It has been a couple of years since we tapped our trees,and this year we decided to give it a go again.
We sure picked a year with mighty strange weather for it.
If you are not familiar with making maple syrup,let me enlighten you! Maple trees,as you know,carry sap,which when it's boiled down,creates maple syrup. However,the weather dictates when and how long the sap runs. Usually sap season is about 6 weeks long,and tends to begin near the end of February-early March. Ideal weather is sunny,with daytime temps at 40-45 degrees and night time temps below freezing,though we have had sap run in the past with temps in the upper 30s during the day.This time of year, upper 30's-mid 40's daytime temps is fairly typical. However,this year is anything but.
The weather forecast at the end of last week seemed to predict pretty consistent day time temps of upper 30's to low 40's,and the day we decided to tap the trees was balmy for this time of year in NH( it was in the upper 50's in the sun by our thermometer) so we knew the sap would be running.
We washed all our buckets and spouts with boiling hot water-you don't want to use any soap. Rick got his drill and trusty old 7/16 bit drill with a 3/8 shank,and I carried the buckets and spouts (oh,and the camera!)
We only have Red and Silver Maples on our property,but you can still tap them. The syrup is lighter than what you would get from a Sugar Maple,but we still find it quite delicious. We had to make sure that we we kept a ways from the old holes from previous sap collection years ( at least 6 or so inches)so we had to find the old hole areas first. Trees 18"- 20" in diameter can take one tap;anything over can take 2. Some folks say to use no more than two taps per tree.
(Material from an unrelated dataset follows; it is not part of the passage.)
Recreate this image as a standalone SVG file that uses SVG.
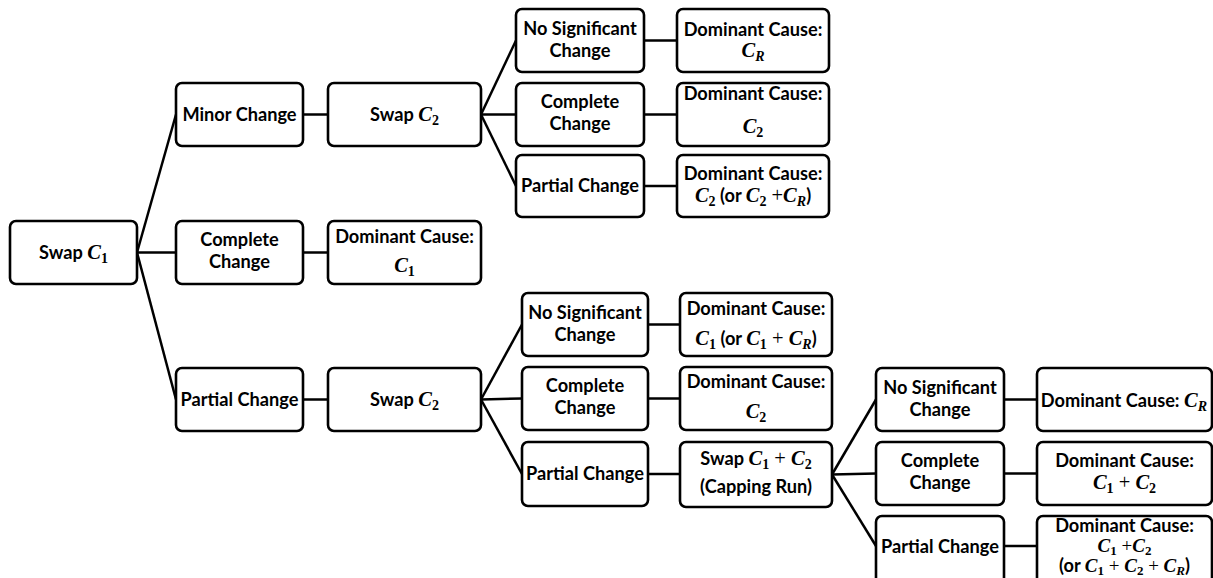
<svg xmlns="http://www.w3.org/2000/svg" width="1213" height="578" viewBox="0 0 1213 578">
<style>
rect{fill:#fff;stroke:#000;stroke-width:2.6}
#connectors line{stroke:#000;stroke-width:2.5}
text{font-family:Lato,"Open Sans",sans-serif;font-weight:bold;font-size:18.2px;text-anchor:middle;fill:#000}
.m{font-family:"Liberation Serif",serif;font-style:italic;font-weight:bold;font-size:20.5px}
.s{font-family:"Liberation Serif",serif;font-style:normal;font-weight:bold;font-size:14px}
.si{font-family:"Liberation Serif",serif;font-style:italic;font-weight:bold;font-size:14px}
.p{font-family:"Liberation Serif",serif;font-style:normal;font-weight:normal;font-size:20.5px}
.tight{font-size:17.5px}
.tight .m,.tight .p{font-size:19px}
.tight .s,.tight .si{font-size:13px}
</style>
<g id="connectors">
<line x1="137" y1="252.5" x2="176" y2="114.5"/>
<line x1="137" y1="252.5" x2="176" y2="252.5"/>
<line x1="137" y1="252.5" x2="176" y2="399.5"/>
<line x1="303" y1="114.5" x2="328" y2="114.5"/>
<line x1="303" y1="252.5" x2="328" y2="252.5"/>
<line x1="303" y1="399.5" x2="328" y2="399.5"/>
<line x1="481" y1="114.5" x2="516" y2="40.5"/>
<line x1="481" y1="114.5" x2="516" y2="114.5"/>
<line x1="481" y1="114.5" x2="516" y2="186"/>
<line x1="644" y1="40.5" x2="677" y2="40.5"/>
<line x1="644" y1="114.5" x2="677" y2="114.5"/>
<line x1="644" y1="186" x2="677" y2="186"/>
<line x1="481" y1="399.5" x2="522" y2="324.5"/>
<line x1="481" y1="399.5" x2="522" y2="398.5"/>
<line x1="481" y1="399.5" x2="522" y2="474"/>
<line x1="648" y1="324.5" x2="680" y2="324.5"/>
<line x1="648" y1="398.5" x2="680" y2="398.5"/>
<line x1="648" y1="474" x2="680" y2="474"/>
<line x1="832" y1="474.5" x2="876" y2="399.5"/>
<line x1="832" y1="474.5" x2="876" y2="473.5"/>
<line x1="832" y1="474.5" x2="876" y2="546"/>
<line x1="1004" y1="399.5" x2="1037" y2="399.5"/>
<line x1="1004" y1="473.5" x2="1037" y2="473.5"/>
<line x1="1004" y1="546" x2="1037" y2="546"/>
</g>

<g id="swap_c1"><rect x="10" y="221" width="127" height="63" rx="6"/>
<text x="73.5" y="259">Swap <tspan class="m">C</tspan><tspan class="s" dy="4">1</tspan></text></g>

<g id="minor_change"><rect x="176" y="83" width="127" height="63" rx="6"/>
<text x="239.5" y="120.5">Minor Change</text></g>

<g id="complete_change_1"><rect x="176" y="221" width="127" height="63" rx="6"/>
<text x="239.5" y="246">Complete</text><text x="239.5" y="268">Change</text></g>

<g id="partial_change_1"><rect x="176" y="368" width="127" height="63" rx="6"/>
<text x="239.5" y="405.5">Partial Change</text></g>

<g id="swap_c2_top"><rect x="328" y="83" width="153" height="63" rx="6"/>
<text x="404.5" y="121">Swap <tspan class="m">C</tspan><tspan class="s" dy="4">2</tspan></text></g>

<g id="dominant_c1"><rect x="328" y="221" width="153" height="63" rx="6"/>
<text x="404.5" y="243">Dominant Cause:</text>
<text x="404.5" y="272"><tspan class="m">C</tspan><tspan class="s" dy="4">1</tspan></text></g>

<g id="swap_c2_bottom"><rect x="328" y="368" width="153" height="63" rx="6"/>
<text x="404.5" y="406">Swap <tspan class="m">C</tspan><tspan class="s" dy="4">2</tspan></text></g>

<g id="no_sig_a"><rect x="516" y="9" width="128" height="63" rx="6"/>
<text x="580" y="35">No Significant</text><text x="580" y="57">Change</text></g>

<g id="complete_a"><rect x="516" y="83" width="128" height="63" rx="6"/>
<text x="580" y="108">Complete</text><text x="580" y="130">Change</text></g>

<g id="partial_a"><rect x="516" y="155" width="128" height="62" rx="6"/>
<text x="580" y="192">Partial Change</text></g>

<g id="dominant_cr_a"><rect x="677" y="9" width="152" height="63" rx="6"/>
<text x="753" y="36">Dominant Cause:</text>
<text x="753" y="57"><tspan class="m">C</tspan><tspan class="si" dy="4">R</tspan></text></g>

<g id="dominant_c2_a"><rect x="677" y="83" width="152" height="63" rx="6"/>
<text x="753" y="100">Dominant Cause:</text>
<text x="753" y="133"><tspan class="m">C</tspan><tspan class="s" dy="4">2</tspan></text></g>

<g id="dominant_c2_or"><rect x="677" y="155" width="152" height="62" rx="6"/>
<text x="753" y="180">Dominant Cause:</text>
<text x="753" y="202"><tspan class="m">C</tspan><tspan class="s" dy="4">2</tspan><tspan dy="-4"> (or </tspan><tspan class="m">C</tspan><tspan class="s" dy="4">2</tspan><tspan class="p" dy="-4"> +</tspan><tspan class="m">C</tspan><tspan class="si" dy="4">R</tspan><tspan dy="-4">)</tspan></text></g>

<g id="no_sig_b"><rect x="522" y="293" width="126" height="63" rx="6"/>
<text x="585" y="319">No Significant</text><text x="585" y="341">Change</text></g>

<g id="complete_b"><rect x="522" y="367" width="126" height="63" rx="6"/>
<text x="585" y="392">Complete</text><text x="585" y="414">Change</text></g>

<g id="partial_b"><rect x="522" y="442" width="126" height="64" rx="6"/>
<text x="585" y="480">Partial Change</text></g>

<g id="dominant_c1_or"><rect x="680" y="293" width="152" height="63" rx="6"/>
<text x="756" y="315">Dominant Cause:</text>
<text x="756" y="345"><tspan class="m">C</tspan><tspan class="s" dy="4">1</tspan><tspan dy="-4"> (or </tspan><tspan class="m">C</tspan><tspan class="s" dy="4">1</tspan><tspan class="p" dy="-4"> + </tspan><tspan class="m">C</tspan><tspan class="si" dy="4">R</tspan><tspan dy="-4">)</tspan></text></g>

<g id="dominant_c2_b"><rect x="680" y="367" width="152" height="63" rx="6"/>
<text x="756" y="388">Dominant Cause:</text>
<text x="756" y="418"><tspan class="m">C</tspan><tspan class="s" dy="4">2</tspan></text></g>

<g id="swap_c1_c2"><rect x="680" y="442" width="152" height="65" rx="6"/>
<text x="756" y="465">Swap <tspan class="m">C</tspan><tspan class="s" dy="4">1</tspan><tspan class="p" dy="-4"> + </tspan><tspan class="m">C</tspan><tspan class="s" dy="4">2</tspan></text>
<text x="756" y="493">(Capping Run)</text></g>

<g id="no_sig_c"><rect x="876" y="368" width="128" height="63" rx="6"/>
<text x="940" y="394">No Significant</text><text x="940" y="416">Change</text></g>

<g id="complete_c"><rect x="876" y="442" width="128" height="63" rx="6"/>
<text x="940" y="467">Complete</text><text x="940" y="489">Change</text></g>

<g id="partial_c"><rect x="876" y="516" width="128" height="70" rx="6"/>
<text x="940" y="553">Partial Change</text></g>

<g id="dominant_cr_c"><rect x="1037" y="368" width="175" height="63" rx="6"/>
<text x="1207" y="407" style="text-anchor:end">Dominant Cause: <tspan class="m">C</tspan><tspan class="si" dy="4">R</tspan></text></g>

<g id="dominant_c1c2"><rect x="1037" y="442" width="175" height="63" rx="6"/>
<text x="1124.5" y="467">Dominant Cause:</text>
<text x="1124.5" y="489"><tspan class="m">C</tspan><tspan class="s" dy="4">1</tspan><tspan class="p" dy="-4"> + </tspan><tspan class="m">C</tspan><tspan class="s" dy="4">2</tspan></text></g>

<g id="dominant_last" class="tight"><rect x="1037" y="516" width="175" height="70" rx="6"/>
<text x="1124.5" y="532">Dominant Cause:</text>
<text x="1124.5" y="552"><tspan class="m">C</tspan><tspan class="s" dy="2.5">1</tspan><tspan class="p" dy="-2.5"> +</tspan><tspan class="m">C</tspan><tspan class="s" dy="2.5">2</tspan></text>
<text x="1124.5" y="572">(or <tspan class="m">C</tspan><tspan class="s" dy="2.5">1</tspan><tspan class="p" dy="-2.5"> + </tspan><tspan class="m">C</tspan><tspan class="s" dy="2.5">2</tspan><tspan class="p" dy="-2.5"> + </tspan><tspan class="m">C</tspan><tspan class="si" dy="2.5">R</tspan><tspan dy="-2.5">)</tspan></text></g>
</svg>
The hole should be about 2 feet from the ground. It was a bit tricky figuring that out,since we still have 3 feet of snow in some areas,but we did the best we could. The south side of the tree is best,but if you have more than one tap you should put move it to another area of the tree.
Here is Rick drilling a hole. It should be slanted upwards,to help the sap flow. It's also good to do over a root,if you can see the root! Not in our yard. We could walk across it in some spots,in others we sank down almost to our knees.
See the sap pouring out of the hole? The sap is running!
Tap your spout into the tree with a hammer. You can tell if you have seated it in the hole enough if the sap runs down the spout. If not,the sap will run on the sides of the tap. Sometimes,the sap will not run,and you have to seat the spout a bit more to get it going.
Place your hook on the spout,then hang the bucket on the hook. I tried to get a photo of the sap dripping into the bucket,but couldn't. It was great to hear the tap-tap-tap sound of the sap landing in the metal pails around the yard.
Place a cover over the bucket. This will keep rain,snow,and assorted debris out.
It certainly was a gorgeous day!
Unfortunately,the weather turned and we got a day with strong winds that made temps go below freezing,which stopped the sap flow,then a warmer day came,and the sap started to run again. Maple syrup producers have been less than happy with our colder than normal temperatures.It is making the season shorter. Sap season ends when buds start coming out on the trees-usually the end of March-beginning of April. When the buds come out,the sap will turn bitter.
We have 12 buckets going. We will see what happens!